* Short problem *
Copy all of the material word for word, except for the pictures.

>> Start Supplied material

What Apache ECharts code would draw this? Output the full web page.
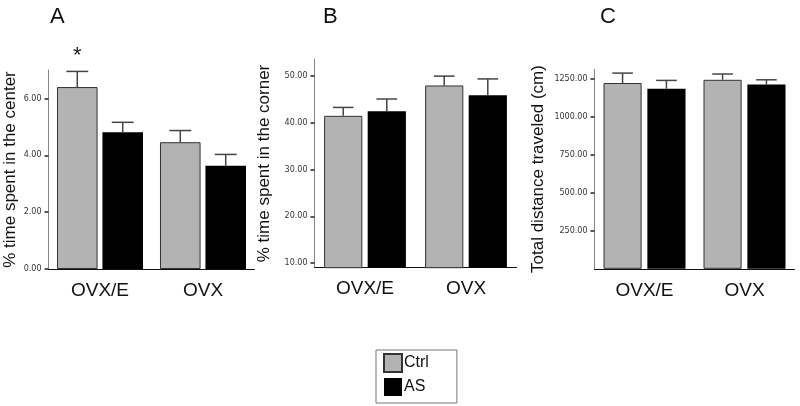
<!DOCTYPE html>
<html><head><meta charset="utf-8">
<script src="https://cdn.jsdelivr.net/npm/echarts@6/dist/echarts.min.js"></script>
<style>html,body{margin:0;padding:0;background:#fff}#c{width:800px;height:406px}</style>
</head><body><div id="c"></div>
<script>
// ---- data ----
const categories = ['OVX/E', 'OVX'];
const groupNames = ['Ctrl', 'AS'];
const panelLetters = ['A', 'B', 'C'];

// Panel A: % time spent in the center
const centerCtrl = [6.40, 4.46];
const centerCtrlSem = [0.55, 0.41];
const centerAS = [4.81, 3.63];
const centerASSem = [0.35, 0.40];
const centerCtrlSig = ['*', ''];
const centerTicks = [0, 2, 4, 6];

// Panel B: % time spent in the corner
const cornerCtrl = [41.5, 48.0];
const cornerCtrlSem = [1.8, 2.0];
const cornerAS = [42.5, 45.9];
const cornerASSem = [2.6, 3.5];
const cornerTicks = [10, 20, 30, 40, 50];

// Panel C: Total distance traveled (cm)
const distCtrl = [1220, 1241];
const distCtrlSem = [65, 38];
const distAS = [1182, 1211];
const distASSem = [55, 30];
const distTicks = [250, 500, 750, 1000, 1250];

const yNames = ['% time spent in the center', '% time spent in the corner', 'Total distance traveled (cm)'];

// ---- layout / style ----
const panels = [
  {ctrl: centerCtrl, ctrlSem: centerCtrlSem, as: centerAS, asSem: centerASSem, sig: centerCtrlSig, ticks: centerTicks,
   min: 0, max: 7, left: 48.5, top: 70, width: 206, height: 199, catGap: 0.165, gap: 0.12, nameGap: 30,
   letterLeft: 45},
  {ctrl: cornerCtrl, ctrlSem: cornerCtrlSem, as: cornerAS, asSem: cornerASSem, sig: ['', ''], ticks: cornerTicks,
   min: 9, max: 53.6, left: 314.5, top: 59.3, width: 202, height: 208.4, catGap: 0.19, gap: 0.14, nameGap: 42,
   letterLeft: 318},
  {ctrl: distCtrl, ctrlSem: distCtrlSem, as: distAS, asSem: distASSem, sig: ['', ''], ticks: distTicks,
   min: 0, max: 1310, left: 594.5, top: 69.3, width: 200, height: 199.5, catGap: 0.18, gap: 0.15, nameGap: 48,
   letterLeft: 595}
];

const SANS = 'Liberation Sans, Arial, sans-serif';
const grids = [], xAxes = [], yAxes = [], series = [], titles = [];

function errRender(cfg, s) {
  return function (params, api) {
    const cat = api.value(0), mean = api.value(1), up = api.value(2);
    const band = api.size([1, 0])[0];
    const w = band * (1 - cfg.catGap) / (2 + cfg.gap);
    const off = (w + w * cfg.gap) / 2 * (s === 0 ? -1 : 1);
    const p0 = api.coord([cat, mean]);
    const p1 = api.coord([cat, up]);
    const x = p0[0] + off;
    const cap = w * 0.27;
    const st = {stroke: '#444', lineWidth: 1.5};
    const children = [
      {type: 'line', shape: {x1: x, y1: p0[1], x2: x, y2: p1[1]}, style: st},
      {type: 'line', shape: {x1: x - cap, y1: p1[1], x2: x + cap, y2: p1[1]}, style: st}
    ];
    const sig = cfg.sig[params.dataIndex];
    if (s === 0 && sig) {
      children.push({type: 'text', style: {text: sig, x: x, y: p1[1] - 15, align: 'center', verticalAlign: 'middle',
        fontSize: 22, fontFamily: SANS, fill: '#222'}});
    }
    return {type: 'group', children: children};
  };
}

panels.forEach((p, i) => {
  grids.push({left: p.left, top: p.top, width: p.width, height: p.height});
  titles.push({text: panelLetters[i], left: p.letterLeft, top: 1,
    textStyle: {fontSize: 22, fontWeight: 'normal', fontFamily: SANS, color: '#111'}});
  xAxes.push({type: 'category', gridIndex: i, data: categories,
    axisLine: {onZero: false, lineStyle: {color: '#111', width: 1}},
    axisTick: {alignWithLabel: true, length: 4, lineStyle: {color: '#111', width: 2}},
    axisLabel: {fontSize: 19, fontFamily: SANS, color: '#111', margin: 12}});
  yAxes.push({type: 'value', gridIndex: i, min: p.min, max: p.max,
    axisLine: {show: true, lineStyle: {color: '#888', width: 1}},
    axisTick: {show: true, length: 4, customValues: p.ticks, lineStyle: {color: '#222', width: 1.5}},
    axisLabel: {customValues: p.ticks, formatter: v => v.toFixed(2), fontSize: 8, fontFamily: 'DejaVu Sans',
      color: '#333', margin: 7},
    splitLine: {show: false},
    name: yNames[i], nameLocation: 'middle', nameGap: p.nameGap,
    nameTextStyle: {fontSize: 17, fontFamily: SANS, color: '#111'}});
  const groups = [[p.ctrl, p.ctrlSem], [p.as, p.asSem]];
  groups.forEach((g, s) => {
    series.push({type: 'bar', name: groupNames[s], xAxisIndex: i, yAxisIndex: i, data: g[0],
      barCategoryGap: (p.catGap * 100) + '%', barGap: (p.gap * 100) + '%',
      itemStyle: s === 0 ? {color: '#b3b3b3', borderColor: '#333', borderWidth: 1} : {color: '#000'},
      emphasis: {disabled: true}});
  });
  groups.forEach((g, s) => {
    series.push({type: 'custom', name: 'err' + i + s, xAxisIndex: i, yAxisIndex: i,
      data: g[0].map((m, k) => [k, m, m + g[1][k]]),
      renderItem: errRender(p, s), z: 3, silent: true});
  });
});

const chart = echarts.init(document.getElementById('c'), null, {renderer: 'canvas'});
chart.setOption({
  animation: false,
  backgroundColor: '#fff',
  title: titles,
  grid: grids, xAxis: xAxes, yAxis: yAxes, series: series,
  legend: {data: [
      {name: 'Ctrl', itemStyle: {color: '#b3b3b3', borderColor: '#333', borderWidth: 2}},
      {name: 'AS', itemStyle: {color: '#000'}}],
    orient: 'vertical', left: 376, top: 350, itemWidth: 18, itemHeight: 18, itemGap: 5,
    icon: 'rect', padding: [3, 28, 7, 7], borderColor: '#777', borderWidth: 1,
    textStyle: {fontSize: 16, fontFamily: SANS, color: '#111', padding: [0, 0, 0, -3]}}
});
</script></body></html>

>> End Supplied material

* Output for this task *
What Apache ECharts code would draw this? Output the full web page.
<!DOCTYPE html>
<html><head><meta charset="utf-8">
<script src="https://cdn.jsdelivr.net/npm/echarts@6/dist/echarts.min.js"></script>
<style>html,body{margin:0;padding:0;background:#fff}#c{width:800px;height:406px}</style>
</head><body><div id="c"></div>
<script>
// ---- data ----
const categories = ['OVX/E', 'OVX'];
const groupNames = ['Ctrl', 'AS'];
const panelLetters = ['A', 'B', 'C'];

// Panel A: % time spent in the center
const centerCtrl = [6.40, 4.46];
const centerCtrlSem = [0.55, 0.41];
const centerAS = [4.81, 3.63];
const centerASSem = [0.35, 0.40];
const centerCtrlSig = ['*', ''];
const centerTicks = [0, 2, 4, 6];

// Panel B: % time spent in the corner
const cornerCtrl = [41.5, 48.0];
const cornerCtrlSem = [1.8, 2.0];
const cornerAS = [42.5, 45.9];
const cornerASSem = [2.6, 3.5];
const cornerTicks = [10, 20, 30, 40, 50];

// Panel C: Total distance traveled (cm)
const distCtrl = [1220, 1241];
const distCtrlSem = [65, 38];
const distAS = [1182, 1211];
const distASSem = [55, 30];
const distTicks = [250, 500, 750, 1000, 1250];

const yNames = ['% time spent in the center', '% time spent in the corner', 'Total distance traveled (cm)'];

// ---- layout / style ----
const panels = [
  {ctrl: centerCtrl, ctrlSem: centerCtrlSem, as: centerAS, asSem: centerASSem, sig: centerCtrlSig, ticks: centerTicks,
   min: 0, max: 7, left: 48.5, top: 70, width: 206, height: 199, catGap: 0.165, gap: 0.12, nameGap: 30,
   letterLeft: 45},
  {ctrl: cornerCtrl, ctrlSem: cornerCtrlSem, as: cornerAS, asSem: cornerASSem, sig: ['', ''], ticks: cornerTicks,
   min: 9, max: 53.6, left: 314.5, top: 59.3, width: 202, height: 208.4, catGap: 0.19, gap: 0.14, nameGap: 42,
   letterLeft: 318},
  {ctrl: distCtrl, ctrlSem: distCtrlSem, as: distAS, asSem: distASSem, sig: ['', ''], ticks: distTicks,
   min: 0, max: 1310, left: 594.5, top: 69.3, width: 200, height: 199.5, catGap: 0.18, gap: 0.15, nameGap: 48,
   letterLeft: 595}
];

const SANS = 'Liberation Sans, Arial, sans-serif';
const grids = [], xAxes = [], yAxes = [], series = [], titles = [];

function errRender(cfg, s) {
  return function (params, api) {
    const cat = api.value(0), mean = api.value(1), up = api.value(2);
    const band = api.size([1, 0])[0];
    const w = band * (1 - cfg.catGap) / (2 + cfg.gap);
    const off = (w + w * cfg.gap) / 2 * (s === 0 ? -1 : 1);
    const p0 = api.coord([cat, mean]);
    const p1 = api.coord([cat, up]);
    const x = p0[0] + off;
    const cap = w * 0.27;
    const st = {stroke: '#444', lineWidth: 1.5};
    const children = [
      {type: 'line', shape: {x1: x, y1: p0[1], x2: x, y2: p1[1]}, style: st},
      {type: 'line', shape: {x1: x - cap, y1: p1[1], x2: x + cap, y2: p1[1]}, style: st}
    ];
    const sig = cfg.sig[params.dataIndex];
    if (s === 0 && sig) {
      children.push({type: 'text', style: {text: sig, x: x, y: p1[1] - 15, align: 'center', verticalAlign: 'middle',
        fontSize: 22, fontFamily: SANS, fill: '#222'}});
    }
    return {type: 'group', children: children};
  };
}

panels.forEach((p, i) => {
  grids.push({left: p.left, top: p.top, width: p.width, height: p.height});
  titles.push({text: panelLetters[i], left: p.letterLeft, top: 1,
    textStyle: {fontSize: 22, fontWeight: 'normal', fontFamily: SANS, color: '#111'}});
  xAxes.push({type: 'category', gridIndex: i, data: categories,
    axisLine: {onZero: false, lineStyle: {color: '#111', width: 1}},
    axisTick: {alignWithLabel: true, length: 4, lineStyle: {color: '#111', width: 2}},
    axisLabel: {fontSize: 19, fontFamily: SANS, color: '#111', margin: 12}});
  yAxes.push({type: 'value', gridIndex: i, min: p.min, max: p.max,
    axisLine: {show: true, lineStyle: {color: '#888', width: 1}},
    axisTick: {show: true, length: 4, customValues: p.ticks, lineStyle: {color: '#222', width: 1.5}},
    axisLabel: {customValues: p.ticks, formatter: v => v.toFixed(2), fontSize: 8, fontFamily: 'DejaVu Sans',
      color: '#333', margin: 7},
    splitLine: {show: false},
    name: yNames[i], nameLocation: 'middle', nameGap: p.nameGap,
    nameTextStyle: {fontSize: 17, fontFamily: SANS, color: '#111'}});
  const groups = [[p.ctrl, p.ctrlSem], [p.as, p.asSem]];
  groups.forEach((g, s) => {
    series.push({type: 'bar', name: groupNames[s], xAxisIndex: i, yAxisIndex: i, data: g[0],
      barCategoryGap: (p.catGap * 100) + '%', barGap: (p.gap * 100) + '%',
      itemStyle: s === 0 ? {color: '#b3b3b3', borderColor: '#333', borderWidth: 1} : {color: '#000'},
      emphasis: {disabled: true}});
  });
  groups.forEach((g, s) => {
    series.push({type: 'custom', name: 'err' + i + s, xAxisIndex: i, yAxisIndex: i,
      data: g[0].map((m, k) => [k, m, m + g[1][k]]),
      renderItem: errRender(p, s), z: 3, silent: true});
  });
});

const chart = echarts.init(document.getElementById('c'), null, {renderer: 'canvas'});
chart.setOption({
  animation: false,
  backgroundColor: '#fff',
  title: titles,
  grid: grids, xAxis: xAxes, yAxis: yAxes, series: series,
  legend: {data: [
      {name: 'Ctrl', itemStyle: {color: '#b3b3b3', borderColor: '#333', borderWidth: 2}},
      {name: 'AS', itemStyle: {color: '#000'}}],
    orient: 'vertical', left: 376, top: 350, itemWidth: 18, itemHeight: 18, itemGap: 5,
    icon: 'rect', padding: [3, 28, 7, 7], borderColor: '#777', borderWidth: 1,
    textStyle: {fontSize: 16, fontFamily: SANS, color: '#111', padding: [0, 0, 0, -3]}}
});
</script></body></html>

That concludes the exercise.